Dear Friends in Christ,
"Maccabeaus and his companions, under the Lord's guidance, restored the Temple and the city, and pulled down the altars erected by the foreigners in the market place, as well as the shrines. They purified the sanctuary and built another altar; then, striking fire from flints and using this fire, they offered the first sacrifice for two years, burning incense, lighting the lamps and setting the out the loaves. When they had done this, prostrating themselves on the ground, they implored the Lord never again to let them fall into such adversity, but if they should ever sin, to correct them with moderation and not to deliver them over to blasphemous and barbarous nations. This day of the purification of the Temple fell on the very day on which the Temple had been profaned by the foreigners, the twenty-fifth of the same month, Chislev. They kept the eight festal days with rejoicing, in the manner of the feast of Booths, remembering how, not long before, at the time of the feast of booths, they been living in the mountains and caverns like wild beasts. Then, carrying leafy boughs and palms, they offered hymns to Him who had brought the cleansing of His own Holy Place to a happy outcome. They also decreed by public edict, ratified by vote, that the whole Jewish nation should celebrate those same days every year." Thus we read in the tenth chapter of the second book of Macabees of the events that happened in December the year 164 B.C.

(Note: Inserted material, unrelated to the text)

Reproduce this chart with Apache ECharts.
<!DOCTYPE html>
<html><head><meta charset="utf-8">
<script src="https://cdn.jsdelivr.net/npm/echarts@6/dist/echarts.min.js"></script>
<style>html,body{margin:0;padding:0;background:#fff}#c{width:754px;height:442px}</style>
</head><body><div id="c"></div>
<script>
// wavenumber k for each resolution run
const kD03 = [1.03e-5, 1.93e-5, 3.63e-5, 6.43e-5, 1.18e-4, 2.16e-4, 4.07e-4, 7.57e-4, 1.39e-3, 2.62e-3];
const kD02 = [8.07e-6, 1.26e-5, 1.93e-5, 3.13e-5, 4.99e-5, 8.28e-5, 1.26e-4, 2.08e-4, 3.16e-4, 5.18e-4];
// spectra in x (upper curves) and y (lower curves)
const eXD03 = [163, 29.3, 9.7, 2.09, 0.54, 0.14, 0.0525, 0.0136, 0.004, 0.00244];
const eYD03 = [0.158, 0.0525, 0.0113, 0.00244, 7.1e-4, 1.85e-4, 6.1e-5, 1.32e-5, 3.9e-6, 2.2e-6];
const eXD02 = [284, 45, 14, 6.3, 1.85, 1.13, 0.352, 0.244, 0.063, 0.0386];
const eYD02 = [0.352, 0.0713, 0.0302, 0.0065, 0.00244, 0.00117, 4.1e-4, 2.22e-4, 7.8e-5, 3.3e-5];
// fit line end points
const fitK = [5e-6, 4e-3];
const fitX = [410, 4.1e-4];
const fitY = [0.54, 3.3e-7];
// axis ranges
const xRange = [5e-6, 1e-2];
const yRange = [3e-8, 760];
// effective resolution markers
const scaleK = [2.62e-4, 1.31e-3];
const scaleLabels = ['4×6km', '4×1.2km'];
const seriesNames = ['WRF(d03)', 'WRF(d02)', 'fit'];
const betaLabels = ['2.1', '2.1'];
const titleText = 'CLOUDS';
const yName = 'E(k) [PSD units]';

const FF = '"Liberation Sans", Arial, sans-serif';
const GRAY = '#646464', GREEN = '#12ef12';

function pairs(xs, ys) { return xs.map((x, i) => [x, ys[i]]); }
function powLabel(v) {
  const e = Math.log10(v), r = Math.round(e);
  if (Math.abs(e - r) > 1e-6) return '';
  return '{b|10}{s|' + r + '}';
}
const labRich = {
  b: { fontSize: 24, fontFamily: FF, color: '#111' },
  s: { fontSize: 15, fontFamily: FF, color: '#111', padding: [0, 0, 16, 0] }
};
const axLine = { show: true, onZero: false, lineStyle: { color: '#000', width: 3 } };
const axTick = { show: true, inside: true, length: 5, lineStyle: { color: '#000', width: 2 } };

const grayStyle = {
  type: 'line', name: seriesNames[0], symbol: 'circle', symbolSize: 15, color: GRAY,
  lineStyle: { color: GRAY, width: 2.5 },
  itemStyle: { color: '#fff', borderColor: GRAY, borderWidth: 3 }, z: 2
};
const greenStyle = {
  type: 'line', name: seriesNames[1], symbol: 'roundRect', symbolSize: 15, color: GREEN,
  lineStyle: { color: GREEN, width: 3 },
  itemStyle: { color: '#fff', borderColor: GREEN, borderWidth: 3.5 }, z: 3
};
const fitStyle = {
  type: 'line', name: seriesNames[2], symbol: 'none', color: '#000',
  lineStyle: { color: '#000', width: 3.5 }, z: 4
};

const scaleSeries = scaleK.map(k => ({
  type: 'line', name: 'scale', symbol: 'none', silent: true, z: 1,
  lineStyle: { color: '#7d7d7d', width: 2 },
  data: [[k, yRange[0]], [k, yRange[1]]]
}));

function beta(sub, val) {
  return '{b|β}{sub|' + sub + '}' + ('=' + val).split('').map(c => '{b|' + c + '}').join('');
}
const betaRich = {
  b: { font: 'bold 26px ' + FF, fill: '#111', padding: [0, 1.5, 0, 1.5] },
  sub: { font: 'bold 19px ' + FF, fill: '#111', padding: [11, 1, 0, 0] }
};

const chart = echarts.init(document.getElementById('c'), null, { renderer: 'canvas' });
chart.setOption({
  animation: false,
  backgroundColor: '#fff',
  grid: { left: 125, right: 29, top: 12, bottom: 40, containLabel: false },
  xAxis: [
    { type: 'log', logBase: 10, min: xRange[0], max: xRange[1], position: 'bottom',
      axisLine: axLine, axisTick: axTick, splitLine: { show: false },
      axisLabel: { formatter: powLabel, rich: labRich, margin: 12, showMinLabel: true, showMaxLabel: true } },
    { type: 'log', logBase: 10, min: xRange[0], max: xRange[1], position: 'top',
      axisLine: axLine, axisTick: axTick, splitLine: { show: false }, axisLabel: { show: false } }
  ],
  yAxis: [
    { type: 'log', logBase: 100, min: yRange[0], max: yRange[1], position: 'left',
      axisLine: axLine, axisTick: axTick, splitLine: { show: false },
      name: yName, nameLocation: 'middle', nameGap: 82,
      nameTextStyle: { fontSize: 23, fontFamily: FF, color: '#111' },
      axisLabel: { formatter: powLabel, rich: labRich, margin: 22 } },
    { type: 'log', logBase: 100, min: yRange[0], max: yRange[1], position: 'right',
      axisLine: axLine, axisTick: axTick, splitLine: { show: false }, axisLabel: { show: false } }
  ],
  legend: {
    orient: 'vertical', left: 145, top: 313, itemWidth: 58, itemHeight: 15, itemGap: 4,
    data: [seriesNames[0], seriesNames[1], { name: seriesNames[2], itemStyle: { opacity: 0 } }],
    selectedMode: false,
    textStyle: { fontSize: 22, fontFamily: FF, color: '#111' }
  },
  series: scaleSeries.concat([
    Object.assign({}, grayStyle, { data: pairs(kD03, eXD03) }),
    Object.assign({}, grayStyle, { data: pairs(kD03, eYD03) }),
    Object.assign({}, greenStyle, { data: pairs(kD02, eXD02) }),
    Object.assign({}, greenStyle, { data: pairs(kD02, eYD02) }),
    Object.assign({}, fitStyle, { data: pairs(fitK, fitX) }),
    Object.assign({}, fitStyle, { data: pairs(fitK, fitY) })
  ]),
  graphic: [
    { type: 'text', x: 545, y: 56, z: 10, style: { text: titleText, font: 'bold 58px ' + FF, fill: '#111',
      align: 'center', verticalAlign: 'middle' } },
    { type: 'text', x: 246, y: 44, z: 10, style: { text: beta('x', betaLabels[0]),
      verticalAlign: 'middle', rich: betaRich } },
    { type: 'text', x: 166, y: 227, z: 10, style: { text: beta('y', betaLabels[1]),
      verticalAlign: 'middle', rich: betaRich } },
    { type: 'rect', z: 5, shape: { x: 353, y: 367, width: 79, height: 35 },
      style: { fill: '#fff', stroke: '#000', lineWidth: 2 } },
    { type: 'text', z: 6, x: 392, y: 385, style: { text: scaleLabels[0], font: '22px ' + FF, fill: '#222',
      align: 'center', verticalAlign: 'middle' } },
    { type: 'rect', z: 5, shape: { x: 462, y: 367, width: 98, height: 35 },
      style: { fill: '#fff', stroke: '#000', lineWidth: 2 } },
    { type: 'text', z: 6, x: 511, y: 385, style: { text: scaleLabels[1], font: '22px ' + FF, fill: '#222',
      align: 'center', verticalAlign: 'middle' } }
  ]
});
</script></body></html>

It is then indeed ironic to read about another cleansing of this same temple about 200 years later. This is especially ironic when we realize that Christ cleansed the temple not once but twice. Once at the beginning of His ministry as recorded in our text, but also at the end His ministry as recorded in the other Gospels. How had things degenerated from the zeal and Purity of Judas Macabees to the market place that Christ found in Jerusalem in 30 A.D? First we must remember that this is the natural course of things. Just look at a typical sporting event. Any place where people travel to in significant numbers will also attract entrepreneurs of all sorts, legal, and otherwise. Secondly it was very difficult to bring animals for sacrifice, it was much easier to simply buy them in Jerusalem. In addition to this, the common currency of the time had the image of Caesar imprinted on it - a graven image. This meant that all donations to the temple had to be made in special "temple" currency. So it was that you had quite a thriving trade in money changing in the temple precincts. Why did the people in charge of the temple allow this to go on? The leadership at this time was vested in the
person of the High Priest Joseph Caiaphous. Caiaphous and his clan were notoriously corrupt. Simply put, they were getting a piece of the action - it was a profitable arrangement. So it was that Christ found the temple converted from throne room of God to a common flea market, with all the corruption and dishonesty that such places bring.

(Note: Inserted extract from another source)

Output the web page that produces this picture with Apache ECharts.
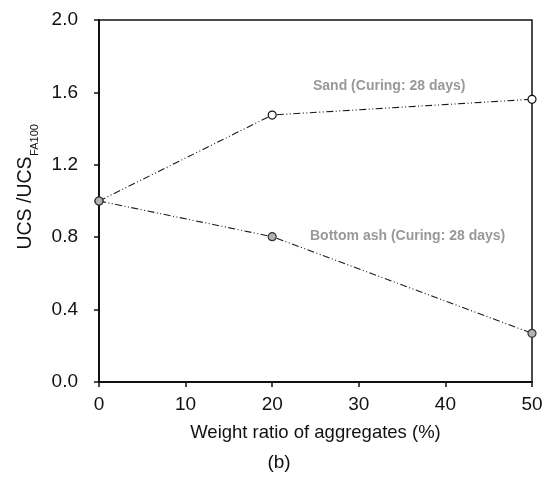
<!DOCTYPE html>
<html><head><meta charset="utf-8">
<script src="https://cdn.jsdelivr.net/npm/echarts@6/dist/echarts.min.js"></script>
<style>html,body{margin:0;padding:0;background:#fff}#c{width:554px;height:482px}</style>
</head><body><div id="c"></div>
<script>
const ratios = [0, 20, 50];
const sandValues = [1.0, 1.475, 1.562];
const ashValues = [1.0, 0.803, 0.269];
const yTicks = [0.0, 0.4, 0.8, 1.2, 1.6, 2.0];
const xTicks = [0, 10, 20, 30, 40, 50];
const sandLabel = 'Sand (Curing: 28 days)';
const ashLabel = 'Bottom ash (Curing: 28 days)';
const xTitle = 'Weight ratio of aggregates (%)';

const font = 'Liberation Sans, Arial, sans-serif';
const dashPat = [7, 2.5, 1, 2.5, 1, 2.5];
const chart = echarts.init(document.getElementById('c'), null, {renderer: 'canvas'});
chart.setOption({
  animation: false,
  backgroundColor: '#fff',
  grid: {left: 99, right: 22, top: 20, bottom: 100, show: true, borderColor: '#111', borderWidth: 1.5},
  xAxis: {
    type: 'value', min: xTicks[0], max: xTicks[xTicks.length - 1], interval: 10,
    name: xTitle, nameLocation: 'middle', nameGap: 41,
    nameTextStyle: {fontFamily: font, fontSize: 18.5, color: '#111'},
    axisLine: {lineStyle: {color: '#111', width: 2}},
    axisTick: {show: true, length: 5, lineStyle: {color: '#111', width: 1.5}},
    axisLabel: {fontFamily: font, fontSize: 19, color: '#111', margin: 13},
    splitLine: {show: false}
  },
  yAxis: {
    type: 'value', min: yTicks[0], max: yTicks[yTicks.length - 1], interval: 0.4,
    axisLine: {show: true, lineStyle: {color: '#111', width: 2}},
    axisTick: {show: true, length: 5, lineStyle: {color: '#111', width: 1.5}},
    axisLabel: {fontFamily: font, fontSize: 19, color: '#111', margin: 21,
      formatter: v => v.toFixed(1)},
    splitLine: {show: false}
  },
  series: [
    {
      type: 'line', data: ratios.map((x, i) => [x, sandValues[i]]),
      symbol: 'circle', symbolSize: 8,
      itemStyle: {color: '#fff', borderColor: '#111', borderWidth: 1.2},
      lineStyle: {color: '#1a1a1a', width: 1.1, type: dashPat},
      z: 2
    },
    {
      type: 'line', data: ratios.map((x, i) => [x, ashValues[i]]),
      symbol: 'circle', symbolSize: 8,
      itemStyle: {color: '#b3b3b3', borderColor: '#333', borderWidth: 1.2},
      lineStyle: {color: '#1a1a1a', width: 1.1, type: dashPat},
      z: 3
    }
  ],
  graphic: [
    {type: 'text', left: 313, top: 79, style: {text: sandLabel, font: 'bold 14px ' + font, fill: '#999'}},
    {type: 'text', left: 310, top: 229, style: {text: ashLabel, font: 'bold 14px ' + font, fill: '#999'}},
    {type: 'text', x: 26, y: 203, rotation: Math.PI / 2,
      style: {text: 'UCS /UCS', font: '19.5px ' + font, fill: '#111', align: 'center', verticalAlign: 'middle'}},
    {type: 'text', x: 35, y: 140, rotation: Math.PI / 2,
      style: {text: 'FA100', font: '11px ' + font, fill: '#111', align: 'center', verticalAlign: 'middle'}},
    {type: 'text', x: 279, y: 463,
      style: {text: '(b)', font: '19px ' + font, fill: '#111', align: 'center', verticalAlign: 'middle'}}
  ]
});
</script></body></html>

This situation was intolerable. Christ could not allow this to continue. He made a whip and drove them out of the temple courts. He overturned the money changers' tables. There was pandemonium everywhere. The people scrambling to pick up the scattered money. Animals running about and vendors desperately trying to recover what little they could of their property. This is how Christ could accomplish this without having to resort to using His miraculous powers. In the confusion no one could get to Him until the deed was done. Just ask the police how hard it is to find someone in the middle of a riot.

Now this might not have seemed like a very Christ like thing to do. Normally we put people who incite a riot in jail. So what was Christ's justification for doing this. First off, we must remember whose house this was happening in. The Temple was the throne room of God upon the earth. Simply put, it belonged to Christ. It was His house. These people were trespassing upon His property reserved for the worship of Jesus Christ. If someone was hawking souvenirs in your front yard, I think that we would also consider it acceptable to throw such people out.

Why is it that the Temple police did not arrest Christ when thy finally caught up with Him? The actions of Christ would have been very popular with the common people. To arrest Him in public would cause an even bigger riot. This would be reported to Rome and a new High Priest might be named. Also, in the confusion there may not have been any witnesses who could really say what had happened - a case where everyone knows what happened, but it could not be proven in court. They do ask Christ some questions however. They ask what manner of authority He has that He can do this. They were asking in essence that He prove that He was a prophet. If they could show Him as a false prophet, the crowd would turn against Him and they could arrest Him on charges of blasphemy. The answer that He gave them was that He would rise from the dead on the third day. The Jews played dumb, but they knew that He was not referring to the building of the Temple but to the Temple of His body. This is evident by their actions later, when they placed a guard at His tomb. But true to His word, this prophecy did come true. Jesus Christ did rise from the dead. What of the building of the Temple? Forty years later, the Roman general Titus Flavious Vespation Minor leveled it along the whole city of Jerusalem. The Temple was no longer needed. It was part of the world of sin. Our sin was what made the walls and curtains necessary. But now, the throne of God upon the earth is found in the Body and Blood given and shed for you. There is no more need for walls and curtains to separate us from the all consuming Holy presence of God. In the death and resurrection of Jesus Christ we are declared Holy and sinless. We are now forever invited into the Holy presence where we find not our judge, but upon the throne we see the Lamb of God who takes away the sin of the world. The only Temple we really need is the Body of Jesus Christ, which He Himself has invited us to partake in the Holy Supper. We could say that in His death Christ really did tear down the old Temple and raise up a new Temple. The old Temple was just there to point us to the greater Temple found in Christ - the Temple that is a living Temple and a life giving Temple. This Temple will last forever and can never be brought down.

The House of God. This term has meant many things to many people at various times. It has referred to buildings and shelters. But the truth is that the real House of God is wherever God is present in grace. In these gray and latter days, as they are often called, we also have a great blessing. We know that wherever His Word is preached and His sacraments are administered, wherever sins are confessed and the absolution is pronounced, there in that place, Christ is present upon His throne of grace. This is certain, as certain as the raising of the Temple of the Body of Christ from dead.